Different Types of Venture Funding

By: sramana

Long ago, in a galaxy very close to us, the largest venture fund, Kleiner Perkins, had $8 Million to invest. And with that, the pioneers of Silicon Valley, built companies like Cisco, Apple, Genentech, and much later, Google, Yahoo, and Amazon.

Around 2006, the classic venture capitalists have pretty much shunned the notion of risk capital, in favor of growth capital. These are latest funding options for businesses;

Different Types of Venture Funding

1) Built-to-Flip Venture Capital
The assumption is not to build a company, but to focus on making a quick million or two. This happens to be the territory of Angels and very small venture funds. Even VCs do this sort of investing on the side, with permission from their partnerships. If, however, the seed investors don't succeed in flipping the deal quickly, and it ends up requiring more money, they often get washed out. Typically, these kinds of deals don't have a lot of barrier to entry, and there are about 5-8 of each kind fighting it out. These 'Built-for-Google' type deals are everywhere in the valley right now. Ron Conway and Reid Hoffman are its best practitioners.

In this mature market, also, those companies that have reached revenues above $15 Million, and in their history, have already burnt $20-$30 Million, but do not have the built-in scalability to get too much beyond $50-$75 Million, are in no-man's land. The large companies don't like acquiring these businesses, because they are too expensive. On the other hand, they are too small to become sustainable public companies. Cases in point: CoWare in EDA, Chordiant in Enterprise Software.

2) Venture Buy-Out 
String together some deals of the first category, and call it Venture Buy-Out. If the roll-up can open up a large new market opportunity, that's one way to build a real company.

For the second category, however, life continues to be more difficult and complicated. Private Equity investors don't necessarily want to buy businesses whose growth is slowing. If there are smaller, 'micro-capitalized' companies out there that can add some throttle to a slowing business, then, again, a Venture Buy-Out may turn out to be the best route to take.


3) Latest Way to Raise Funds
Finally, the entrepreneurs out there who have the ambition to build a real, large, multi-billion dollar company - should know that Silicon Valley has changed fundamentally.

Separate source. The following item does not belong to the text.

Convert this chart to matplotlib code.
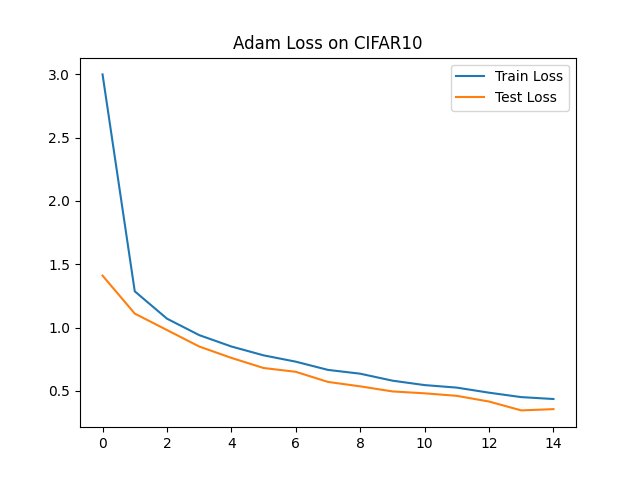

Highly speculative, capital intensive deals that require 5-7 years to build, are less popular these days. Especially, if you have a contrarian, one-of-a-kind business idea that goes against the grain of the prevalent trends, investors will ask you to find ways to either diminish the capital requirements, or reduce the startup risks.

Your answer may well lie in that category of 'Built-to-flip' or 'Built-as-an-accident' deals, from which you weave together a Venture Buy-Out quilt.